A team of Missouri allergists thinks it has found a way for cat lovers to help prevent the sneezing, red eyes and other allergic symptoms their pets produce: the answer is to keep their felines clean. Squeaky clean.
The researchers found that monthly washing significantly reduced the production of the allergen, a protein called Fel d1 (for Felis domestica, Latin for housecat) produced in the cat's saliva and by the glands on its body.
For nearly a year, H. James Wedner, associate professor of medicine at Washington University in St. Louis and his team bathed 10 cats once a month in lukewarm distilled water for 10 minutes. "After several washes, we noted a consistent decrease in Fel d1 production," Wedner wrote in a paper presented recently at the annual meeting of the American Academy of Allergy and Immunology in Baltimore. The difference, he said, was "highly statistically significant."
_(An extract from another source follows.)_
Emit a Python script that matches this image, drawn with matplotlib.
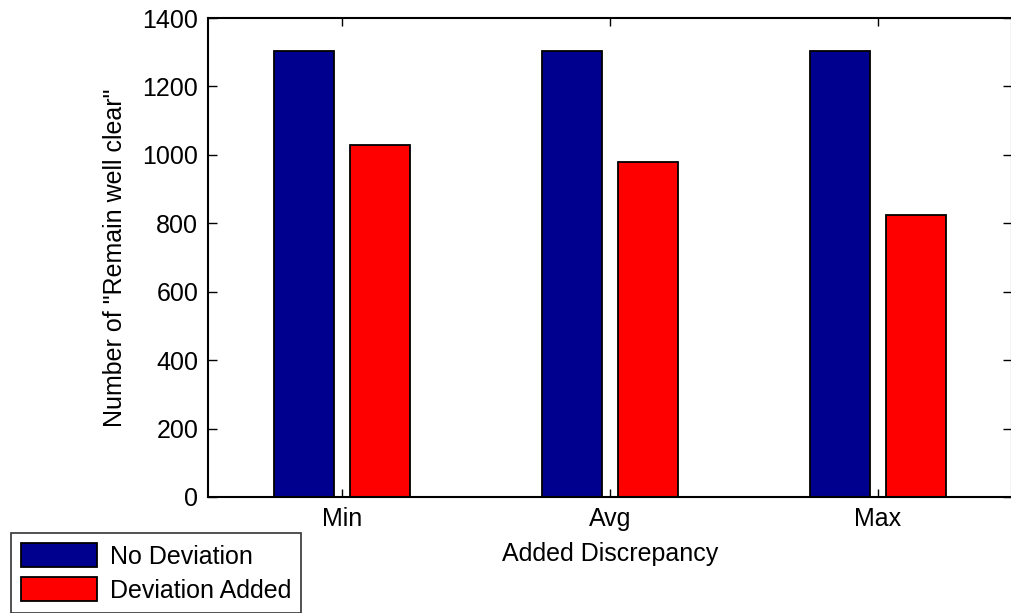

For people who sneeze, wheeze or itch when exposed to cats, the best thing is to remove the cat, Wedner acknowledged. However, he noted, "many patients are either unwilling or unable to eliminate cats from their homes." Cat baths may be more effective and certainly are cheaper than shots or drugs, he said.
Wedner said cats, especially kittens, can be trained to tolerate baths, although he explained that those in his study were anesthetized.
Albert C. Benson, a Bethesda veterinarian, says that most cats are fairly easy to bathe. For difficult cats, he concedes, two people may be necessary.